══ Task input ══
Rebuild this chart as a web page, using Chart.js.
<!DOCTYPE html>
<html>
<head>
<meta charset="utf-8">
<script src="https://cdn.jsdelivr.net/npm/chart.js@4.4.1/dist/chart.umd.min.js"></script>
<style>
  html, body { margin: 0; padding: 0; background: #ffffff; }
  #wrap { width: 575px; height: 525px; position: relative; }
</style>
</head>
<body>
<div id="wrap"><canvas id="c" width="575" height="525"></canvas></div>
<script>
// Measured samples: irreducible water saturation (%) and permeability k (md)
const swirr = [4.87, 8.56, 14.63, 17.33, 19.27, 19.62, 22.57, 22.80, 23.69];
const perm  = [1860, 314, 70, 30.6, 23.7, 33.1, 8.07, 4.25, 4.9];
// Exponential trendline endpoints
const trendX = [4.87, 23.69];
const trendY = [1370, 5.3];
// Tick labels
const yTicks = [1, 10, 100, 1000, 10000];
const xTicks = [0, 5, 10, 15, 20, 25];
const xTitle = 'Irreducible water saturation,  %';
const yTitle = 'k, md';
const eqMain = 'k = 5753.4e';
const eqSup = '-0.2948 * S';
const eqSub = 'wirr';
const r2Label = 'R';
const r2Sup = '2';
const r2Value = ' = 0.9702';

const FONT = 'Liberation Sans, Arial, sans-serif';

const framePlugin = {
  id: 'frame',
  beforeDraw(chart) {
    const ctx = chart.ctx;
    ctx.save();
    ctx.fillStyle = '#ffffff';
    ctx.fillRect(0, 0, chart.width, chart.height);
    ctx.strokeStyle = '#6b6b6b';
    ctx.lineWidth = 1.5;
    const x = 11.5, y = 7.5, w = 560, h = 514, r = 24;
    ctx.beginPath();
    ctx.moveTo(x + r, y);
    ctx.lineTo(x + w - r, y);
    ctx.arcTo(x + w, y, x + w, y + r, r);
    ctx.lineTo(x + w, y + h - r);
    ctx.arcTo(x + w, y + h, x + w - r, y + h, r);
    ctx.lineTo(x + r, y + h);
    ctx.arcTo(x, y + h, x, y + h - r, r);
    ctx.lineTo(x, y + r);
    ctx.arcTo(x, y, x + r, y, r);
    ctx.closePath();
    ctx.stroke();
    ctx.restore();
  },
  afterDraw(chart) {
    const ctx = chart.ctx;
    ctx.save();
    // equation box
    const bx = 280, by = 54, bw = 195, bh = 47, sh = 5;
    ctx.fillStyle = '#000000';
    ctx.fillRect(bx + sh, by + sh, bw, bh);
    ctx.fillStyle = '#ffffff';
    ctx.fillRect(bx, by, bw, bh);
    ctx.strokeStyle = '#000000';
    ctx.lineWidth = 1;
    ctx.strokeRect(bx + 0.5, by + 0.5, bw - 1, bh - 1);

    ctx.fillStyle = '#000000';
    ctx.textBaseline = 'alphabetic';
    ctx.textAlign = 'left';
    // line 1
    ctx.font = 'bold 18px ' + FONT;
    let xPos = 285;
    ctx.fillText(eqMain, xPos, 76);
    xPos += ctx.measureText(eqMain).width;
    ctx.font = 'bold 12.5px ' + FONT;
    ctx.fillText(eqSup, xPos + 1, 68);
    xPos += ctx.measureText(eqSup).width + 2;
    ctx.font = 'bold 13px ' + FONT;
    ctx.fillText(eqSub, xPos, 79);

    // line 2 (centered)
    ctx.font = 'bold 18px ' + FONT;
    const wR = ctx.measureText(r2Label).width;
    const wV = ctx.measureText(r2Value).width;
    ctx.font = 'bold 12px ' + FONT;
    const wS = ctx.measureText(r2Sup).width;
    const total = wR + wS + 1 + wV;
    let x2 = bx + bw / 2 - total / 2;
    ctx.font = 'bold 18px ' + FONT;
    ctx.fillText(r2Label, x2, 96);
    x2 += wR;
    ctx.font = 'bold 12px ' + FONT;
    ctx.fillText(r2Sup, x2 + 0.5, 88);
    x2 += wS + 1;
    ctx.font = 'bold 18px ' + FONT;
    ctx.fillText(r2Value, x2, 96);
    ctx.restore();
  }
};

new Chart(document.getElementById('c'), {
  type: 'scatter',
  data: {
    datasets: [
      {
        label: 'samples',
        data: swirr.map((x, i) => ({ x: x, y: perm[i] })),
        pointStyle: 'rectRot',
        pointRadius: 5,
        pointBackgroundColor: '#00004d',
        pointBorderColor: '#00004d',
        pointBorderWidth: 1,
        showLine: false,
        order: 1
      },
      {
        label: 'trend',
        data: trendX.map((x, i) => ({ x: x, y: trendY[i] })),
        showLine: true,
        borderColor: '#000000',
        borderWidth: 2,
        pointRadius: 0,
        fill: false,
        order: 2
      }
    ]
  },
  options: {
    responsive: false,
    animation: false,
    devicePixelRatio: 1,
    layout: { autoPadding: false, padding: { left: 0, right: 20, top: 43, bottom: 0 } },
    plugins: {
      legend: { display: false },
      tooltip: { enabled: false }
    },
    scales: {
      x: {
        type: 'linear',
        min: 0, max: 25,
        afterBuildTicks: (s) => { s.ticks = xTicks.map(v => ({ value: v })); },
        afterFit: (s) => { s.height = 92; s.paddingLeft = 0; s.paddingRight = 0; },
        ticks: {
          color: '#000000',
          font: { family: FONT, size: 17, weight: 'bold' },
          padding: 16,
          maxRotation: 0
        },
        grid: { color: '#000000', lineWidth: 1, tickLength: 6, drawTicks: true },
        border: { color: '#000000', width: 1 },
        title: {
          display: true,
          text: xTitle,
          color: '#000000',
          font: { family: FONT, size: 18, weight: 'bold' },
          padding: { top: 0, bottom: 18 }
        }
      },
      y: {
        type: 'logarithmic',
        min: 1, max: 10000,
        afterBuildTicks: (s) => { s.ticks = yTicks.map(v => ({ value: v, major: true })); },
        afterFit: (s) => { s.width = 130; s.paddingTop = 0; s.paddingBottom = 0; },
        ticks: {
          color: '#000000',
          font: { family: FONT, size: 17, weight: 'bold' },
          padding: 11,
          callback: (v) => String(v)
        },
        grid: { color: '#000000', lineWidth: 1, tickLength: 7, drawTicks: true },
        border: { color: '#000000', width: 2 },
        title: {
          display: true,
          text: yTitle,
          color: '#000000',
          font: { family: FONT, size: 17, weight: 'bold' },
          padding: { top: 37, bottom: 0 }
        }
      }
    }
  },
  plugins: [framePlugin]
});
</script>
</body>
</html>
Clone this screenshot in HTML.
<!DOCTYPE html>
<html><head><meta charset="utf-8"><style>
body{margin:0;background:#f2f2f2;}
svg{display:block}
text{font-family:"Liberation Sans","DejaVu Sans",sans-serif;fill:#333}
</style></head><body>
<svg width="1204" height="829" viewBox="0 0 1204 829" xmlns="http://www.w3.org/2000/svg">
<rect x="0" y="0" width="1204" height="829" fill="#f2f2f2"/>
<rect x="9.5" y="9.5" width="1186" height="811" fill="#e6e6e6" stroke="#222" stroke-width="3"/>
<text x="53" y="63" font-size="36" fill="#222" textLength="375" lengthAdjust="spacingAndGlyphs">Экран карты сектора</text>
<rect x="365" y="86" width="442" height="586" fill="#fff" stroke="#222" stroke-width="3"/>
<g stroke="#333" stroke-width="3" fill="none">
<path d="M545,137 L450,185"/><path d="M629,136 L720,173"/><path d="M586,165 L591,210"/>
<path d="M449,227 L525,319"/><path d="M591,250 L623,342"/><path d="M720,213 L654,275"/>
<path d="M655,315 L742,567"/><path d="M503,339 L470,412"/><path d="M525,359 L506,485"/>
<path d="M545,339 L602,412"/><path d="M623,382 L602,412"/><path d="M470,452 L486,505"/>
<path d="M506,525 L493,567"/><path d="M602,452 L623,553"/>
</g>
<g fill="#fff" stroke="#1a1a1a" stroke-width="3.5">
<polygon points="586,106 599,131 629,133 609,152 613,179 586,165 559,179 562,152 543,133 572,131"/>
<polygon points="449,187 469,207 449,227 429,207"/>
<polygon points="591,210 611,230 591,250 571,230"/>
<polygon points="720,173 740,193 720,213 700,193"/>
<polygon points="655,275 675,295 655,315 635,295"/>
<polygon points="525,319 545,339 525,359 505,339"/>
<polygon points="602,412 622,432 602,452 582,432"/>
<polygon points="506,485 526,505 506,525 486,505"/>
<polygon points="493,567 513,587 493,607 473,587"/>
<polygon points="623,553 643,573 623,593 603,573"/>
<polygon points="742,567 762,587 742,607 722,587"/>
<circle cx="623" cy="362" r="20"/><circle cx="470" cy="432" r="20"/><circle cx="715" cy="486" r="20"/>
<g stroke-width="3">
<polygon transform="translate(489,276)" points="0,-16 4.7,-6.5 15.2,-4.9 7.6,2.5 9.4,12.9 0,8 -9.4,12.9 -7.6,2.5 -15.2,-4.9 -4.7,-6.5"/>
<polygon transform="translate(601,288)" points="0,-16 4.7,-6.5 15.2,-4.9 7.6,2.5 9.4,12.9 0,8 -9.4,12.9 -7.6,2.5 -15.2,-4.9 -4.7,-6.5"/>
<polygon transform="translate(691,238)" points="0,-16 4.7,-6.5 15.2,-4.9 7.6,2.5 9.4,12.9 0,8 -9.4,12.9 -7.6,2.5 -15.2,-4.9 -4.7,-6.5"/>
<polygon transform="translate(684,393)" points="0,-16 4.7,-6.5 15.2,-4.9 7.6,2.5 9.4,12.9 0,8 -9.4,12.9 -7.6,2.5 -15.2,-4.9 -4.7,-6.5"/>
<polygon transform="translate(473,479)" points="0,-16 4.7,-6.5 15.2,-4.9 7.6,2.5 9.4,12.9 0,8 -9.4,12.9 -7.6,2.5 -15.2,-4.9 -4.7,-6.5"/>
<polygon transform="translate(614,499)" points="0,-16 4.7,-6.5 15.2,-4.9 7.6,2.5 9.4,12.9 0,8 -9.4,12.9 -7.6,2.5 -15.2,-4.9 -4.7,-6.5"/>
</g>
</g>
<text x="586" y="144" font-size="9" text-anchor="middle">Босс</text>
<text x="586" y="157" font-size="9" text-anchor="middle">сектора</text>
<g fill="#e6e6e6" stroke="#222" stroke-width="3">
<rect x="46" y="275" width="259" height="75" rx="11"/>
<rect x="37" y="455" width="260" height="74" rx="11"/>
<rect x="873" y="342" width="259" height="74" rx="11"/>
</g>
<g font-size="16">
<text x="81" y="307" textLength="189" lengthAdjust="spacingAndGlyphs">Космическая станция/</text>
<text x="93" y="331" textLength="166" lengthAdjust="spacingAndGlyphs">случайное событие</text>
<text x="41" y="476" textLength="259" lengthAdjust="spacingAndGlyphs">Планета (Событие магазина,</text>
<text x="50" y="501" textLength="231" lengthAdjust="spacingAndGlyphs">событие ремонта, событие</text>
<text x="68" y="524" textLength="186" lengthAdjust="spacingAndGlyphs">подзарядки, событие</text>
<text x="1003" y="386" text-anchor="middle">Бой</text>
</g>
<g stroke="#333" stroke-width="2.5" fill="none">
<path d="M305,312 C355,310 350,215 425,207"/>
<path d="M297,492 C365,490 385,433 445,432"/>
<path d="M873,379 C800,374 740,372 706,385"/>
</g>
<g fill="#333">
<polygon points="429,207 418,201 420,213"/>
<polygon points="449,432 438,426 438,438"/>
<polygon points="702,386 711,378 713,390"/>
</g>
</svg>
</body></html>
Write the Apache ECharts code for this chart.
═══
- Task statement
Show all lines from the records above where the word "this" occurs.

- Exercise result
Rebuild this chart as a web page, using Chart.js.
Clone this screenshot in HTML.
Write the Apache ECharts code for this chart.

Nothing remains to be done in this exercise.